Yoga is not just about poses or asanas. It is also about using the breath (prana), not just to empower the asanas but also for cleansing or purifying (kriya) the internal body. Vigorous breathing practices (pranayamas) are also a part of yoga belly work, particularly breath of fire (agni pran) and kapalabhati. In these breathing techniques the breath is powered from the navel and the solar plexus through rapid stomach pumping. The air is vigorously expelled (exhaled) through the nose by pressing the navel back toward the spine. On the inhale, the belly relaxes and the diaphragm flattens down. For kapalabhati, the focus is on the exhale. It should be forceful but not forced. The vacuum created by the exhale will naturally lead to a passive inhale. In breath of fire, one works toward producing inhales and exhales of equal length. This breath can be fast and rigorous but the body stays relaxed.
Another kriya practiced in Hatha Yoga is uddiyana bandha or upward abdominal lock. In this practice the internal organs are pulled upward on a powerful inhale and are retained in a pulled-up position even on exhale. They are locked in place. This serves to massage the internal organs and generate purifying heat. It takes a lot of practice to be able to do this and it is counterindicated for pregnant women or people with high blood pressure.
Fire in the Belly
Being in the belly gives us the most direct experience of our existence. Here is where you most fully sense your bodily presence. The gut part of us is teaching us what it means to actually live in the present and feel our existence. This is what gives us a sense of confidence, fullness, and aliveness in the world. In religious language, it’s like feeling held in the presence of God. And it’s like feeling the full gutsy vibrancy of life here and now. In those other energetic areas of the body we can lose that sense of being present to God and to ourselves. We can analyze the past and fantasize about the future in the brain’s memory and the heart’s hope. But not in the gut when it is impacted from within or from the outside. This is why the belly is such an important area of spiritual concern.
My suggestion is that during Lent we focus especially on the belly, both by fasting and by doing exercises that light a fire in the belly. Fasting requires a change of diet and a reduction of meats and sweets. (See Frank Answers About our Problems with Fasting.) A yoga of fire practice can detoxify the digestive organs (see Frank Answers About Spring Fire). An outcome may be improved health and fitness, but that’s not why we would focus on the belly. We would light a fire in the belly because it’s a center of knowledge and decision-making.
Many of my readers don’t practice yoga. Since some of you may engage in fitness practices, what follows are suggestions for core strengthening exercises that can be done at home during the forty days of Lent (Sundays are not “of” Lent; they are “in” Lent and are not fast days.) The point of doing these yoga practices or fitness exercises is to focus on the belly, which is our center of gravity in the body and our connection with life.
Core Strengthening Exercises for a 40 Day Lenten Challenge
Plank Pose is a great pose for a challenge. It’s used in both yoga and fitness workouts. The challenge is to see how long you can hold the pose. How much does the amount of time holding plank increase over 40 days? (I did this challenge this year between January 1 and February 9.)
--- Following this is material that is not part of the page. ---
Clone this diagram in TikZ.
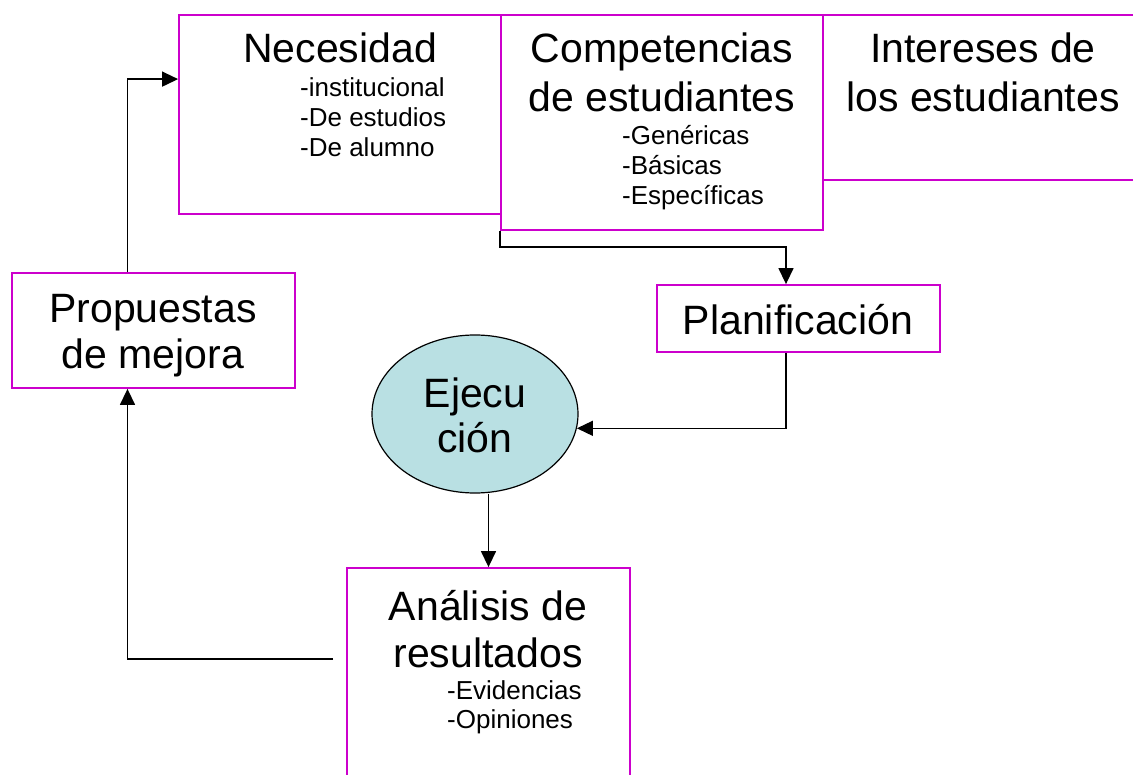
\documentclass[tikz,border=0pt]{standalone}
\usepackage{fontspec}
\setmainfont{Liberation Sans}
\usetikzlibrary{shapes.geometric,arrows.meta}
\definecolor{boxmag}{HTML}{CC00CC}
\definecolor{ejfill}{HTML}{B9E0E3}
\tikzset{
  pbox/.style={draw=boxmag, line width=1.8pt, rectangle, inner sep=0pt, fill=white},
  big/.style={font=\fontsize{41}{47}\selectfont, inner sep=0pt, anchor=base},
  small/.style={font=\fontsize{26}{30}\selectfont, inner sep=0pt, anchor=base west},
  arr/.style={draw=black, line width=1.4pt, -{Triangle[length=16pt,width=15pt]}},
  conn/.style={draw=black, line width=1.4pt}
}
\begin{document}
\begin{tikzpicture}[x=1pt,y=-1pt]
\useasboundingbox (0,0) rectangle (1133,775);
\clip (0,0) rectangle (1133,775);
% boxes
\node[pbox, minimum width=330pt, minimum height=165pt] (inte) at (988,97.5) {};
\node[pbox, minimum width=322pt, minimum height=199pt] (nec) at (340,114.5) {};
\node[pbox, minimum width=322pt, minimum height=215pt] (comp) at (662,122.5) {};
\node[pbox, minimum width=283pt, minimum height=67pt] (plan) at (798.5,318.5) {};
\node[pbox, minimum width=283pt, minimum height=115pt] (prop) at (153.5,330.5) {};
\node[pbox, minimum width=283pt, minimum height=230pt] (anal) at (488.5,683) {};
\node[ellipse, draw=black, line width=1.2pt, fill=ejfill, minimum width=206pt, minimum height=158pt, inner sep=0pt] (ejec) at (475,414) {};
% texts
\node[big] (necT) at (340,63) {Necesidad};
\node[small] (nec1) at (300,97) {-institucional};
\node[small] (nec2) at (300,127) {-De estudios};
\node[small] (nec3) at (300,157) {-De alumno};
\node[big] (compT1) at (662,63) {Competencias};
\node[big] (compT2) at (662,112) {de estudiantes};
\node[small] (comp1) at (622,145) {-Genéricas};
\node[small] (comp2) at (622,175) {-Básicas};
\node[small] (comp3) at (622,205) {-Específicas};
\node[big] (inteT1) at (983,63) {Intereses de};
\node[big] (inteT2) at (983,112) {los estudiantes};
\node[big] (planT) at (798,335) {Planificación};
\node[big] (propT1) at (153,323) {Propuestas};
\node[big] (propT2) at (153,369) {de mejora};
\node[big] (ejT1) at (475,408) {Ejecu};
\node[big] (ejT2) at (475,453) {ción};
\node[big] (anT1) at (488,620) {Análisis de};
\node[big] (anT2) at (488,667) {resultados};
\node[small] (an1) at (447,699) {-Evidencias};
\node[small] (an2) at (447,728) {-Opiniones};
% connectors
\coordinate (anout) at (333,659);
\draw[arr] ([xshift=-26pt]prop.north) |- ([yshift=-65pt]nec.north west);
\draw[arr] (comp.south west) -- ++(0,16) -| ([xshift=-12.5pt]plan.north);
\draw[arr] ([xshift=-12.5pt]plan.south) |- (ejec.-8);
\draw[arr] (ejec.south -| anal.north) -- (anal.north);
\draw[arr] (anout) -| ([xshift=-26pt]prop.south);
\end{tikzpicture}
\end{document}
You will discover things about yourself and your body as you do plank. Plank tones all the core muscles of the body, including abdomen, chest, and low back, as well as glutes, arms, and shoulders. By holding plank regularly you will build up your stamina, endurance, and determination. You can support the plank by resting on your hands and extended arms or by resting on your forearms and elbows, like the man in the following photos (which is the way I did it).
You can vary plank pose by raising or lowering your pelvic area to bring other muscles into play. You can also do a half plank with your knees down. You can also roll over on your sides to do a side plank on each side to give each arm and shoulder a rest.
After holding plank, even in various positions, for several minutes, you need a counter pose. The suggestion would be cobra or bridge (both back bends). I rested in bridge pose, like the man in this photo.
Another core strengther that comes out of fitness training rather than yoga is to do crunches on a stability ball. Balancing on the ball also adds to core strength. How crunches can you add over the course of Lent’s 40 days?
As a counter stretch use a weight (disk or dumb bell) to pull over your head and stretch your abdominal muscles muscles in the opposite direction of the crunch.
These patterns of movement and breath compress and heat our belly. We will feel it and that focus on our belly, on our core, may enhance our conscious awareness of our self, of others, of our environment, and of God. These vigorous practices can make us more attentive to other aspects of our Lenten devotion, including the notable duties of fasting, almsgiving, and prayer. But it all begins with a focus on your belly.